Emblems of pair density waves: dual identity of topological defects and their transport signatures

TL;DR

This paper explores the unique topological defects in pair density waves (PDWs), revealing their dual role as vortices and crystalline defects, and how their dynamics influence transport properties in strongly correlated systems.

Contribution

It introduces the concept of topological defects in pure PDWs, highlighting their dual identity and proposing experimental signatures through transport measurements.

Findings

Resistive switching can be caused by mobile topological defects.

Small magnetic fields can suppress defect motion, restoring zero resistance.

The Hall response is influenced by the defect's Burgers vector orientation.

Abstract

The pair density wave (PDW) exemplifies intertwined orders in strongly correlated systems. A recent discovery of superconductivity in a quarter-metal state offers the first experimental system where a pure PDW without uniform superconductivity is suspected, offering a unique opportunity to examine the consequences of intertwined orders. A pure two-dimensional PDW supports an unusual fractional excitation as its topological defect (TD). A TD simultaneously winds the phase of the Cooper pair and distorts the amplitude modulation -- a dual role reflecting its intertwined character.

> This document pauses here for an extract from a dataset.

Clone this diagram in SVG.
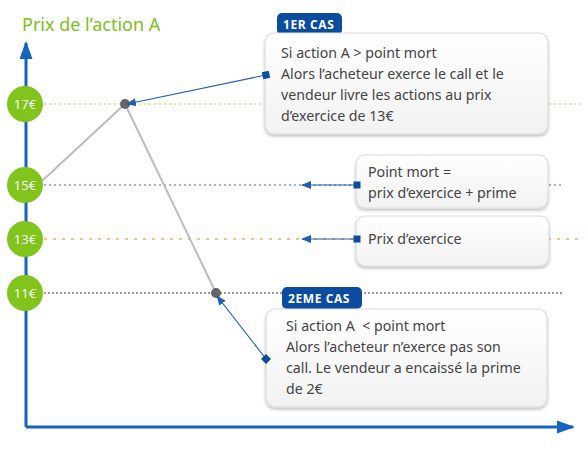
<svg xmlns="http://www.w3.org/2000/svg" width="586" height="455" viewBox="0 0 586 455">
  <style>
    .txt { font-family: "Noto Sans", "Open Sans", sans-serif; font-size: 14.2px; fill: #444; }
    .tab { fill: #0b4c9e; }
    .tabtxt { font-family: "Open Sans", "Noto Sans", sans-serif; font-size: 12px; font-weight: bold; fill: #fff; letter-spacing: 0.6px; }
    .box { fill: url(#boxfill); stroke: #dcdcdc; stroke-width: 1.2; filter: url(#shadow); }
    .lvl { fill: #80c41c; }
    .lvltxt { font-family: "Open Sans", "Noto Sans", sans-serif; font-size: 13px; fill: #fff; text-anchor: middle; }
    .conn { stroke: #1f5fb0; stroke-width: 1.2; fill: none; }
    .curve { stroke: #bdbdbd; stroke-width: 2; fill: none; }
  </style>
  <defs>
    <linearGradient id="boxfill" x1="0" y1="0" x2="0" y2="1">
      <stop offset="0" stop-color="#ffffff"/>
      <stop offset="1" stop-color="#f2f2f2"/>
    </linearGradient>
    <filter id="shadow" x="-5%" y="-10%" width="110%" height="125%">
      <feGaussianBlur in="SourceAlpha" stdDeviation="1.5"/>
      <feOffset dx="0" dy="1.5" result="b"/>
      <feComponentTransfer><feFuncA type="linear" slope="0.25"/></feComponentTransfer>
      <feMerge><feMergeNode/><feMergeNode in="SourceGraphic"/></feMerge>
    </filter>
    <marker id="tip" markerWidth="10" markerHeight="8" refX="9" refY="4" orient="auto" markerUnits="userSpaceOnUse">
      <path d="M0,0 L10,4 L0,8 z" fill="#1f5fb0"/>
    </marker>
    <marker id="sq" markerWidth="8" markerHeight="8" refX="4" refY="4" orient="auto" markerUnits="userSpaceOnUse">
      <rect x="0.5" y="0.5" width="7" height="7" fill="#0b4c9e"/>
    </marker>
    <marker id="dia" markerWidth="10" markerHeight="10" refX="5" refY="5" orient="0" markerUnits="userSpaceOnUse">
      <path d="M5,0 L10,5 L5,10 L0,5 z" fill="#0b4c9e"/>
    </marker>
    <marker id="axisTip" markerWidth="18" markerHeight="13" refX="16" refY="6.5" orient="auto" markerUnits="userSpaceOnUse">
      <path d="M0,0 L18,6.5 L0,13 z" fill="#1565c0"/>
    </marker>
  </defs>

  <!-- axis title -->
  <text x="22" y="31" font-family="'Noto Sans', 'Open Sans', sans-serif" font-size="18" fill="#7cc11c">Prix de l’action A</text>

  <!-- price level guide lines -->
  <g id="guides" stroke-width="2" fill="none">
    <line x1="44" y1="104" x2="582" y2="104" stroke="#d6e89a" stroke-dasharray="2 3"/>
    <line x1="44" y1="185" x2="564" y2="185" stroke="#9bb8d6" stroke-dasharray="2 3"/>
    <line x1="44" y1="239" x2="578" y2="239" stroke="#f7c27a" stroke-dasharray="3 6"/>
    <line x1="44" y1="293" x2="564" y2="293" stroke="#9a9a9a" stroke-dasharray="2 2"/>
  </g>

  <!-- axes -->
  <g id="axes" stroke="#1565c0" stroke-width="3" fill="none">
    <line x1="26" y1="427" x2="26" y2="43" marker-end="url(#axisTip)"/>
    <polyline points="26,427 573,427" marker-end="url(#axisTip)"/>
  </g>

  <!-- price path -->
  <g id="path">
    <polyline class="curve" points="42,181 125,104 216,293"/>
    <circle cx="125" cy="104" r="5" fill="#666"/>
    <circle cx="216" cy="293" r="5" fill="#666"/>
  </g>

  <!-- price level markers -->
  <g id="lvl17"><circle class="lvl" cx="25" cy="104" r="18"/><text class="lvltxt" x="25" y="108.5">17€</text></g>
  <g id="lvl15"><circle class="lvl" cx="25" cy="185" r="18"/><text class="lvltxt" x="25" y="189.5">15€</text></g>
  <g id="lvl13"><circle class="lvl" cx="25" cy="239" r="18"/><text class="lvltxt" x="25" y="243.5">13€</text></g>
  <g id="lvl11"><circle class="lvl" cx="25" cy="293" r="18"/><text class="lvltxt" x="25" y="297.5">11€</text></g>

  <!-- case 1 -->
  <g id="case1">
    <rect class="tab" x="277" y="13" width="65" height="22" rx="5"/>
    <text class="tabtxt" x="283" y="29">1ER CAS</text>
    <rect class="box" x="265" y="33" width="283" height="101" rx="9"/>
    <text class="txt" x="281" y="58">Si action A &gt; point mort</text>
    <text class="txt" x="281" y="79">Alors l’acheteur exerce le call et le</text>
    <text class="txt" x="281" y="100">vendeur livre les actions au prix</text>
    <text class="txt" x="281" y="121">d’exercice de 13€</text>
  </g>

  <!-- break-even box -->
  <g id="breakeven">
    <rect class="box" x="356" y="155" width="192" height="53" rx="9"/>
    <text class="txt" x="368" y="177">Point mort =</text>
    <text class="txt" x="368" y="198">prix d’exercice + prime</text>
  </g>

  <!-- strike box -->
  <g id="strike">
    <rect class="box" x="356" y="216" width="193" height="50" rx="9"/>
    <text class="txt" x="368" y="244">Prix d’exercice</text>
  </g>

  <!-- case 2 -->
  <g id="case2">
    <rect class="tab" x="282" y="287" width="80" height="22" rx="5"/>
    <text class="tabtxt" x="288" y="303">2EME CAS</text>
    <rect class="box" x="266" y="309" width="281" height="98" rx="9"/>
    <text class="txt" x="286" y="331">Si action A&#160; &lt; point mort</text>
    <text class="txt" x="286" y="352">Alors l’acheteur n’exerce pas son</text>
    <text class="txt" x="286" y="373">call. Le vendeur a encaissé la prime</text>
    <text class="txt" x="286" y="394">de 2€</text>
  </g>

  <!-- connectors, drawn over the box edges -->
  <g id="connectors">
    <line class="conn" x1="266" y1="75" x2="127" y2="104" marker-start="url(#sq)" marker-end="url(#tip)"/>
    <line class="conn" x1="357" y1="185" x2="302" y2="185" marker-start="url(#sq)" marker-end="url(#tip)"/>
    <line class="conn" x1="357" y1="239" x2="302" y2="239" marker-start="url(#sq)" marker-end="url(#tip)"/>
    <line class="conn" x1="266" y1="359" x2="217" y2="296" marker-start="url(#dia)" marker-end="url(#tip)"/>
  </g>
</svg>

As a vortex, a TD carries fractional vorticity of $\frac{1}{3} h/2e$, whose movement would cause resistance. As a crystalline defect, a TD can be sourced by charge disorder in the system. We show that experimentally observed resistive switching can originate from mobile TDs, while a small magnetic field will restore zero resistance by blocking their motion. The resulting resistive state exhibits extreme anisotropy and a Hall response, with the Hall angle determined by the angle between the current and the TD's Burgers vector. These features will serve as confirmation of the dual identity of topological defects as emblems of PDW order.